I’ve tried both failure and success. When I built my first startup Human Zoo, everything went well until 2001 — at which point we lost our largest customer and shortly after, ran out of money. I was probably too young to run a company, too inexperienced and I made a lot of mistakes along the way for sure but I tried and I fought hard but it didn’t help. In 2001 we were out of options, we couldn’t extend credit or raise new funding and so there was only one option: bankruptcy.
Well that’s part of startup life, right? Just go out and try again?
Not quite. See I lived in Denmark and in Denmark you don’t just go bankrupt. It haunted me for 10 years, not just financially, but also mentally. People I knew would avoid me, my parents would avoid talking about it at parties, I was branded a failure. Even 10 years later, running Tradeshift, I would still get skeptical questions that referred to those early days.
But this is not really a story about me. Instead it’s about something fundamentally wrong with Danish startup culture — or maybe just Danish culture. We don’t celebrate success; we just see it as a failure waiting to happen and when people fail, we can’t wait to kick them when they’re down.
Recently, my friends at AppHarbor had to make a tough move: close down their Danish branch with three employees or close down the entire company. They were still growing, had an increasing customer base and revenue stream, but it was just wasn’t happening fast enough and they soon knew they would run out of money before reaching break-even.
They made a very tough move; they made the Danish branch go bankrupt, even though the employees offered to work for free (under Danish employment law, employees would not be protected in such a case.) The result
was that the Danish authorities (by extension tax payers), other Danish companies collectively got stuck picking up the bill of 3 months pay for the developers and some creditors are owed money.
Was this a pretty move? No. Does this move have some bad karma? Yes. Did they somewhat exploit the system? Yes. But did they save their company? Yes!
What happened next was unfortunately predictable: the Danish startup scene exploded with scorn. The co-founder of 23 Video wrote this blog post, quoting:
“but it’s a symptom of a problem, a symptom of startup chic infecting us. There is honor and character in how we succeed and how we fail, and AppHarbor reflects poorly on the Danish startup community.”
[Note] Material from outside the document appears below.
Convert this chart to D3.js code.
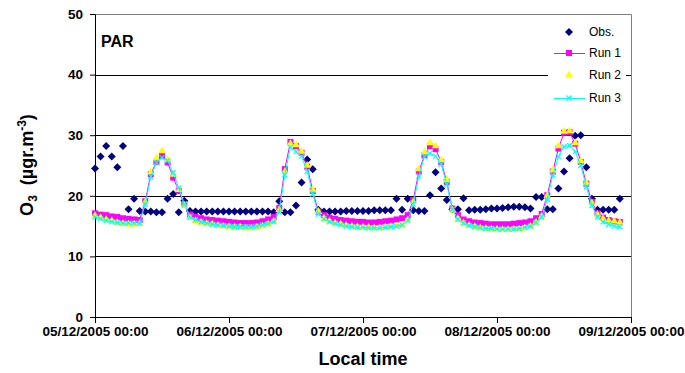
<!DOCTYPE html>
<html>
<head>
<meta charset="utf-8">
<script src="https://cdn.jsdelivr.net/npm/d3@7"></script>
<style>
body{margin:0;background:#fff;}
text{font-family:"Liberation Sans",Arial,sans-serif;}
</style>
</head>
<body>
<div id="chart"></div>
<script>
// hourly O3 at PAR, 05/12/2005 00:00 onwards
var startDay = Date.UTC(2005,11,5)
var endDay = Date.UTC(2005,11,9)
var dayTicks = [Date.UTC(2005,11,5),Date.UTC(2005,11,6),Date.UTC(2005,11,7),Date.UTC(2005,11,8),Date.UTC(2005,11,9)]
var yTicks = [0,10,20,30,40,50]

var obs = [24.5,26.5,28.2,26.5,24.7,28.2,17.8,19.5,17.5,17.4,17.4,17.3,17.3,19.5,20.3,17.3,19.2,17.5,
	17.4,17.4,17.4,17.4,17.4,17.4,17.4,17.4,17.4,17.4,17.4,17.4,17.4,17.4,17.3,19.1,17.3,17.3,18.4,22.2,26.0,24.4,17.7,
	17.4,17.4,17.4,17.4,17.5,17.5,17.5,17.5,17.5,17.6,17.6,17.6,17.6,19.5,17.7,19.5,17.6,17.5,17.5,20.1,23.9,21.2,19.3,17.8,
	17.8,19.6,17.6,17.7,17.7,17.8,17.9,17.9,18.0,18.1,18.2,18.2,18.1,17.9,19.8,19.8,17.8,17.8,21.2,24.0,26.2,29.9,30.0,24.7,
	19.5,17.7,17.7,17.7,17.7,19.5]

var run1 = [17.1,16.9,16.8,16.6,16.5,16.3,16.2,16.1,16.0,19.1,23.6,25.6,26.6,25.5,23.0,20.8,18.6,16.9,
	16.5,16.3,16.1,16.0,15.9,15.8,15.7,15.6,15.5,15.5,15.5,15.6,15.8,16.1,16.5,18.0,24.4,28.9,28.2,27.1,24.8,20.8,17.4,
	16.8,16.4,16.2,16.0,15.9,15.8,15.7,15.7,15.6,15.6,15.7,15.8,15.9,16.1,16.3,16.8,19.3,24.0,26.7,28.2,27.7,25.6,22.3,17.9,
	16.8,16.1,15.8,15.6,15.5,15.4,15.3,15.3,15.3,15.3,15.4,15.5,15.6,15.8,16.3,17.0,20.1,24.0,27.8,30.4,30.5,28.6,25.6,22.0,
	19.0,17.1,16.4,16.0,15.8,15.7]

var run2 = [16.7,16.4,16.1,15.9,15.6,15.4,15.3,15.3,15.4,19.0,23.9,26.2,27.4,26.0,23.5,21.0,18.4,16.4,
	15.9,15.6,15.4,15.3,15.1,15.0,14.9,14.8,14.8,14.7,14.7,14.8,15.0,15.3,15.8,17.7,24.0,28.6,28.4,27.3,25.0,21.0,17.4,
	16.3,15.8,15.5,15.3,15.1,15.0,14.9,14.8,14.8,14.7,14.7,14.8,14.9,15.0,15.2,16.0,19.0,24.4,27.2,28.7,28.2,25.9,22.6,17.6,
	16.2,15.5,15.1,14.9,14.7,14.6,14.5,14.5,14.4,14.4,14.5,14.5,14.7,15.0,15.6,16.6,20.0,24.2,28.2,30.6,30.7,28.7,25.8,22.1,
	18.8,16.9,16.2,15.9,15.8,15.6]

var run3 = [16.5,16.2,15.9,15.7,15.6,15.5,15.5,15.5,15.5,18.6,23.2,25.5,26.3,25.8,23.8,21.3,18.6,16.5,
	16.0,15.7,15.5,15.3,15.2,15.1,15.0,14.9,14.9,14.9,14.9,15.0,15.2,15.4,15.7,17.3,23.5,28.0,27.3,26.5,24.0,20.3,17.0,
	16.2,15.7,15.4,15.2,15.0,14.9,14.8,14.8,14.7,14.7,14.7,14.8,14.9,15.0,15.2,15.9,18.6,23.3,26.5,27.0,26.5,25.2,21.9,17.8,
	16.1,15.5,15.1,14.9,14.7,14.6,14.6,14.5,14.5,14.5,14.5,14.6,14.8,15.0,15.6,16.5,19.4,23.4,26.5,28.1,28.3,27.3,25.0,21.5,
	18.4,16.5,15.7,15.3,15.0,14.9]

var seriesNames = ["Obs.","Run 1","Run 2","Run 3"]

var margin = {top: 14, right: 54, bottom: 56, left: 95}
var W = 685, H = 373
var w = W-margin.left-margin.right
var h = H-margin.top-margin.bottom

var hourMs = 3600*1000
function toData(arr){
	return arr.map(function(v,i){return {t: new Date(startDay+i*hourMs), v: v}})
}

var x = d3.scaleUtc().domain([startDay,endDay]).range([0,w])
var y = d3.scaleLinear().domain([0,50]).range([h,0])
var fmt = d3.utcFormat("%d/%m/%Y %H:%M")

var svg = d3.select("#chart").append("svg")
	.attr("width",W)
	.attr("height",H)

var g = svg.append("g")
	.attr("transform","translate("+margin.left+","+margin.top+")")

// gridlines
g.selectAll(".grid")
	.data([10,20,30,40])
	.enter().append("line")
	.attr("x1",0).attr("x2",w)
	.attr("y1",function(d){return Math.round(y(d))+0.5})
	.attr("y2",function(d){return Math.round(y(d))+0.5})
	.attr("stroke","#000")
	.attr("stroke-width",1)

// plot border top/right
g.append("path")
	.attr("d","M0,0.5H"+(w+0.5)+"V"+h)
	.attr("fill","none")
	.attr("stroke","#808080")

var yAxis = d3.axisLeft(y).tickValues(yTicks).tickSize(5).tickPadding(7)
var xAxis = d3.axisBottom(x).tickValues(dayTicks.map(function(d){return new Date(d)})).tickSize(6).tickPadding(3).tickFormat(fmt)

g.append("g").attr("class","y_axis").call(yAxis)
g.append("g").attr("class","x_axis").attr("transform","translate(0,"+h+")").call(xAxis)

g.selectAll(".y_axis text, .x_axis text")
	.style("font-size","13.5px")
	.style("font-weight","bold")
	.attr("fill","#000")
g.selectAll(".y_axis path, .y_axis line, .x_axis path, .x_axis line").attr("stroke","#000")

// series
var line = d3.line().x(function(d){return x(d.t)}).y(function(d){return y(d.v)})
var diamond = "M0,-4L4,0L0,4L-4,0Z"

g.selectAll(".obs")
	.data(toData(obs))
	.enter().append("path")
	.attr("class","obs")
	.attr("d",diamond)
	.attr("transform",function(d){return "translate("+x(d.t)+","+y(d.v)+")"})
	.attr("fill","#000080")

g.append("path")
	.datum(toData(run1))
	.attr("d",line)
	.attr("fill","none")
	.attr("stroke","#FF00FF")
	.attr("stroke-width",1)
g.selectAll(".r1")
	.data(toData(run1))
	.enter().append("rect")
	.attr("class","r1")
	.attr("x",function(d){return x(d.t)-3})
	.attr("y",function(d){return y(d.v)-3})
	.attr("width",6).attr("height",6)
	.attr("fill","#FF00FF")

var tri = d3.symbol().type(d3.symbolTriangle).size(26)
g.selectAll(".r2")
	.data(toData(run2))
	.enter().append("path")
	.attr("class","r2")
	.attr("d",tri)
	.attr("transform",function(d){return "translate("+x(d.t)+","+y(d.v)+")"})
	.attr("fill","#FFFF00")

g.append("path")
	.datum(toData(run3))
	.attr("d",line)
	.attr("fill","none")
	.attr("stroke","#00FFFF")
	.attr("stroke-width",1)
g.selectAll(".r3")
	.data(toData(run3))
	.enter().append("path")
	.attr("class","r3")
	.attr("d","M-2.5,-2.5L2.5,2.5M-2.5,2.5L2.5,-2.5")
	.attr("transform",function(d){return "translate("+x(d.t)+","+y(d.v)+")"})
	.attr("stroke","#00FFFF")
	.attr("stroke-width",1.2)

// station label
svg.append("text")
	.attr("x",101).attr("y",47)
	.style("font-size","16px").style("font-weight","bold")
	.text("PAR")

// legend
var leg = svg.append("g")
leg.append("rect").attr("x",548).attr("y",18).attr("width",78).attr("height",92).attr("fill","#fff")
var legY = [32,53,75,98]
leg.selectAll(".lt")
	.data(seriesNames)
	.enter().append("text")
	.attr("x",589)
	.attr("y",function(d,i){return legY[i]})
	.attr("dy","0.35em")
	.style("font-size","12px")
	.text(function(d){return d})
leg.append("path").attr("d",diamond).attr("transform","translate(569,"+legY[0]+")").attr("fill","#000080")
leg.append("line").attr("x1",554).attr("x2",585).attr("y1",legY[1]+0.5).attr("y2",legY[1]+0.5).attr("stroke","#FF00FF")
leg.append("rect").attr("x",566).attr("y",legY[1]-3).attr("width",6).attr("height",6).attr("fill","#FF00FF")
leg.append("path").attr("d",tri).attr("transform","translate(569,"+legY[2]+")").attr("fill","#FFFF00")
leg.append("line").attr("x1",554).attr("x2",585).attr("y1",legY[3]+0.5).attr("y2",legY[3]+0.5).attr("stroke","#00FFFF")
leg.append("path").attr("d","M-2.5,-2.5L2.5,2.5M-2.5,2.5L2.5,-2.5").attr("transform","translate(569,"+legY[3]+")").attr("stroke","#00FFFF").attr("stroke-width",1.2)

// axis titles
svg.append("text")
	.attr("x",margin.left+w/2).attr("y",365)
	.style("text-anchor","middle")
	.style("font-size","18px").style("font-weight","bold")
	.text("Local time")

var yt = svg.append("text")
	.attr("transform","translate(33,165) rotate(-90)")
	.style("text-anchor","middle")
	.style("font-size","18px").style("font-weight","bold")
	.style("white-space","pre")
yt.append("tspan").text("O")
yt.append("tspan").attr("dy",4).style("font-size","12px").text("3")
yt.append("tspan").attr("dy",-4).text("  (\u00b5gr.m")
yt.append("tspan").attr("dy",-7).style("font-size","12px").text("-3")
yt.append("tspan").attr("dy",7).text(")")
</script>
</body>
</html>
The CTO of another Danish startup (who just got funded through Dave McClure’s 500 Strong – which I think is awesome) wrote this post , which I’m quoting from too:
Rumours had been going around for a while before this, that the heavily funded Y-Combinator alumni company, who’re supposed to be the Heroku of .NET, was not doing as well as expected. This is probably in part caused by the fact that selling hip cloud services to the enterprise, which traditionally uses .NET and Java based solutions, is a little more difficult than selling a hosted Ruby on Rails environment to young developers without a mortgage and thus also no concept of risk aversion — or “nobody ever got fired for buying IBM equipment.”
It’s interesting that it’s not outsiders, or even journalists ripping AppHarbor apart. In fact, not even the employees that were fired (who offered to work for free, because they believe in the idea) but fellow startup founders.
Nick basically states that he never believed in their business model and always found it hard to see how they would succeed. Steffen, who is a co-founder himself, called them “startup-chic”. There seems to be a good portion of jealousy at play here, with telltale use of phrases like “heavily funded.” Since when has 1.4M USD meant strongly funded?
This is Danish culture at play at its worst. Yes, they fucked up. They know it. But they are not fucking “start-up chic”, in fact I would go as far and say they are more real than most Danish startups.
They went to San Francisco without any money, shared a crappy apartment for 6 months without visas and coded like mad. They have built a platform that is amazing from a technical perspective and they have users who love them. They got into YC! because they were good and willing to take a HUGE risk personally. They bet everything on their dream.
I wonder how many of the armchair founders that are now calling them startup-chic (or expected them to fail) have ever have taken a similar personal risk? Or if they have, how come they suddenly forgot how it was…
In my opinion Nick & Steffen and the others ripping at AppHarbor don’t get it. Yes, it was not a good move, it was not a nice move, it was not the ethically cleanest move — it was the ONLY fucking move they had and they took it. There is no honor in failing. It’s always brutal, messy and dirty and everyone who thinks differently has never tried it.
To quote Ben Horowitz, from “The Struggle”:
You think you have no moves? How about taking your company public with $2M in trailing revenue and 340 employees, with a plan to do $75M in revenue the next year? I made that move. I made it in 2001, widely regarded as the worst time ever for a technology company to go public. I made it with six weeks of cash left. There is always a move.
I don’t expect journalists to understand this, or anybody in a normal job, but I’m sad that fellow founders don’t get it. This will never be a real community if we turn on each other at the first sign of trouble.